The federal government created an Earned Income Tax Credit (EITC) for low income families. This credit will put cash back into an individual’s pocket and can help people locate resources in Illinois that can complete and file their state and federal taxes for free.
Homeless Youth Services works to meet the immediate survival needs (which include food, clothing, housing and shelter) of youth and assist them in becoming self-sufficient.
The Illinois Department of Human Services also runs Head Start, which is paid for by public funds from the the federal government. The service provides a comprehensive program of education, parent involvement, public health insurance, and social services for children under 6 years of age.
Illinois Welcoming Centers can provide a number of services, referrals, and information. The state funded locations can offer, among other things, employment training, community health care, educational services, and information on public assistance. Best of all, these services and more can be found in just one location. Another benefit of these locations is that the Illinois Welcoming Center staff is bilingual. Services are offered in both English and Spanish, and Illinois clients have access to multilingual translators and interpreters.

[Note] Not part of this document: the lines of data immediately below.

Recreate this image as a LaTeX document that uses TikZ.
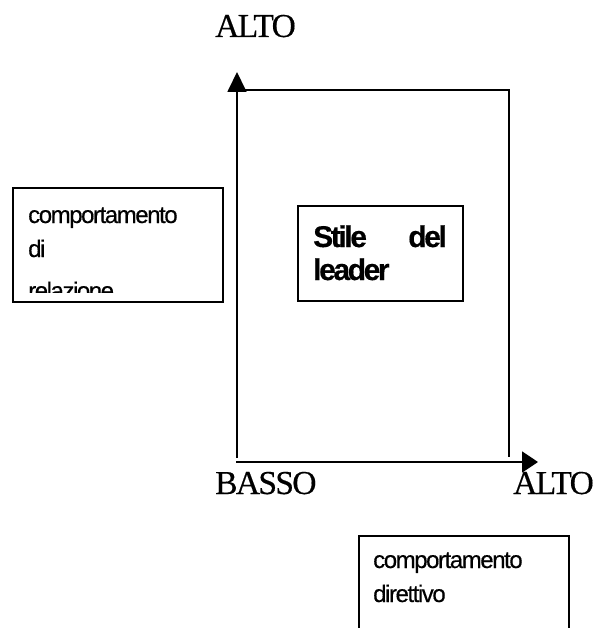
\documentclass[tikz,border=0pt]{standalone}
\usepackage{fontspec}
\setmainfont{Liberation Serif}
\newfontfamily\serifaxis{Liberation Serif}[LetterSpace=-5,FakeBold=0.4]
\newfontfamily\sansbox{Liberation Sans}[LetterSpace=-6,FakeBold=0.4]
\newfontfamily\sansboxbold{Liberation Sans Bold}[LetterSpace=-8,FakeBold=0.4]
\usetikzlibrary{arrows.meta}
\tikzset{
  axis/.style={line width=1.8pt},
  frameline/.style={line width=1.8pt},
  boxframe/.style={draw,line width=1.6pt,inner sep=0pt,anchor=north west},
  axislabel/.style={font=\serifaxis\fontsize{33.5}{33.5}\selectfont,inner sep=0pt,anchor=base west},
  boxtext/.style={font=\sansbox\fontsize{24}{24}\selectfont,inner sep=0pt,anchor=base west},
  boldtext/.style={font=\sansboxbold\fontsize{30}{30}\selectfont,inner sep=0pt},
}
\begin{document}
\begin{tikzpicture}[x=1pt,y=-1pt]
\useasboundingbox[fill=white] (0,0) rectangle (597,628);
% axes
\coordinate (vbot) at (237,458);
\coordinate (vtip) at (237,72);
\coordinate (hleft) at (236,462);
\coordinate (htip) at (538,462);
\coordinate (tl) at (237,90);
\coordinate (tr) at (509,90);
\coordinate (br) at (509,457);
\draw[axis,-{Triangle[length=20pt,width=19pt]}] (vbot) -- (vtip);
\draw[axis,-{Triangle[length=16pt,width=21pt]}] (hleft) -- (htip);
\draw[frameline] (tl) -- (tr) -- (br);
% axis labels
\node[axislabel] (altotop) at (215,37) {ALTO};
\node[axislabel] (basso) at (215,494) {BASSO};
\node[axislabel] (altoright) at (513,494) {ALTO};
% left box
\node[boxframe,minimum width=210pt,minimum height=114pt] (relbox) at (12,187) {};
\begin{scope}
\clip (12,187) rectangle (222,292);
\node[boxtext] (rel1) at (28,223) {comportamento};
\node[boxtext] (rel2) at (28,257) {di};
\node[boxtext] (rel3) at (28,299) {relazione};
\end{scope}
% center box
\node[boxframe,minimum width=165pt,minimum height=95pt] (stilebox) at (297,205) {};
\node[boldtext,anchor=base west] (stile) at (313,247) {Stile};
\node[boldtext,anchor=base east] (del) at (447,247) {del};
\node[boldtext,anchor=base west] (leader) at (313,280) {leader};
% bottom right box
\node[boxframe,minimum width=210pt,minimum height=120pt] (dirbox) at (358,535) {};
\node[boxtext] (dir1) at (373,568) {comportamento};
\node[boxtext] (dir2) at (373,602) {direttivo};
\end{tikzpicture}
\end{document}
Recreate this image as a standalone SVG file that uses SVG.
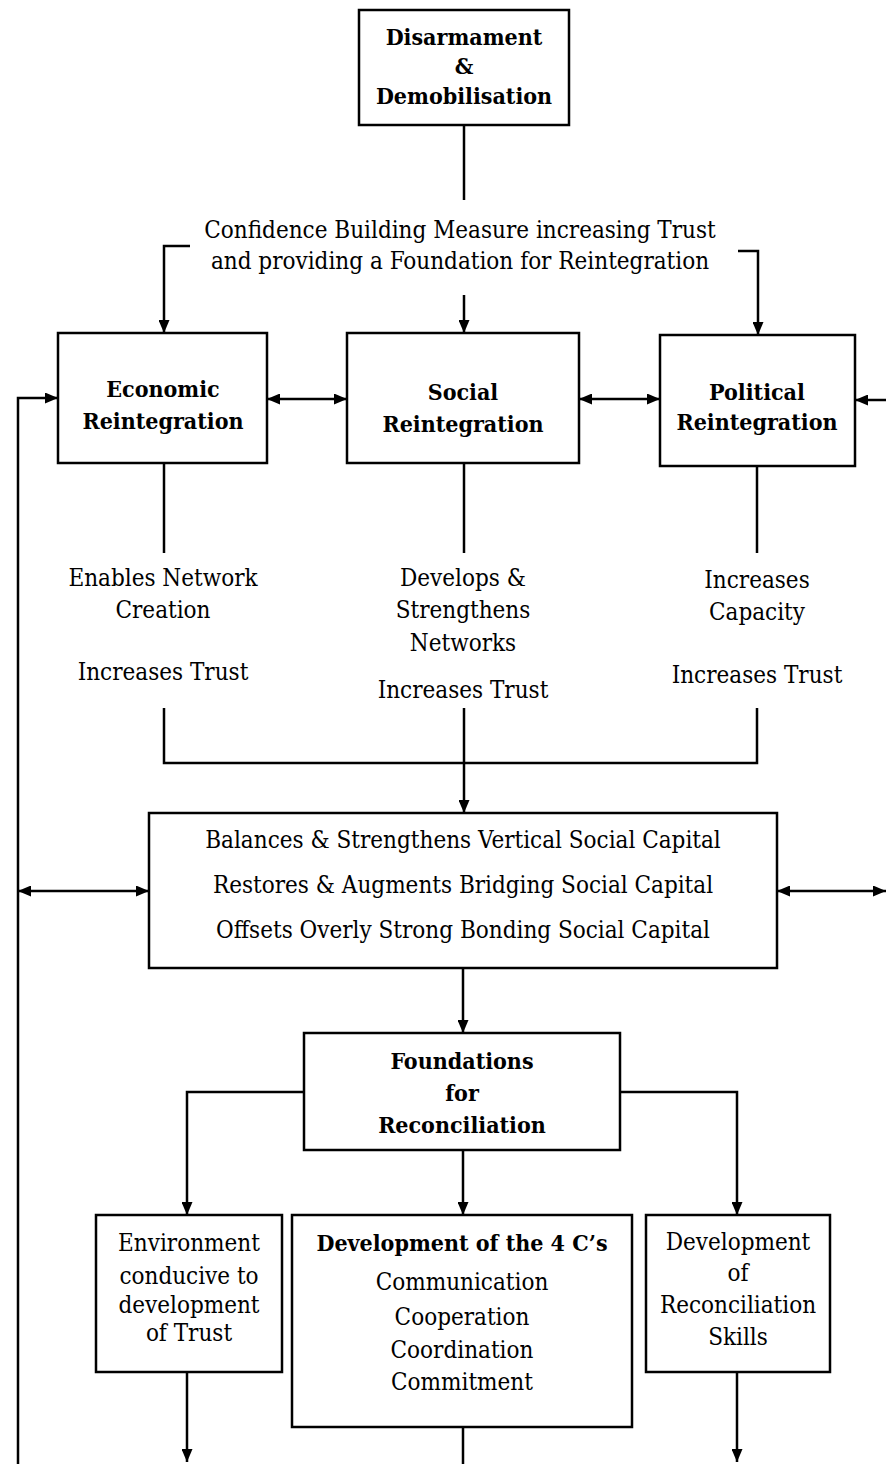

Transitional Assistance (TA) – This public assistance program is for those who do not qualify for either Refugee and Repatriate Assistance (RRA) or AABD. Specific qualifications and rules apply.
Illinois Medical Assistance Programs can provide families access to affordable or free, yet high quality public health care and assistance.
Medical Assistance Programs are administered through the Illinois Department of Healthcare and Family Services (HFS). While various conditions need to be met and are in place by the state, in general for medical bill assistance a patient or family needs to have a child under 19, needs to be pregnant, or health care may also be offered for seniors as well as the disabled.
All Kids can provide uninsured children in Illinois' with free comprehensive health care and access to public programs. Resources offered include payment for prescription drugs, doctor's visits, checkups, hospital stays, vision care, dental care and medical devices like asthma inhalers and eyeglasses. Contact your local DHS Family Community Resource Center for more information on medical care.
Help for paying for child and day care is available. The Illinois Child Care Assistance Program (CCAP) provides working families, the low-income, and people who are training for a job with money to pay their child care costs. They can also use state approved, high quality yet affordable child care providers which will allow families to continue to get job training or get help for paying for child care as they work. Read more on Illinois child care assistance.
WIC is another food assistance program that is administered by the Illinois Department of Human Services. WIC is short for Women, Infants, and Children food assistance. It helps new mothers and young children as well as pregnant women eat well and stay healthy, and ensures their child also eats well. Participants can get special checks to buy healthy foods such as juice, eggs, cheese, milk, cereal, dry beans, peanut butter, or peas. The WIC program also provides the public with information about nutrition and general health care to help keep people healthy.
The Illinois WIC Farmer's Market Nutrition Program (FMNP) - This is another public food assistance program for Women, Infants, and Children across the region. The government can provide special checks and vouchers to buy fresh, nutritious fruits, breads, vegetables, and herbs from both farmers' markets and roadside stands.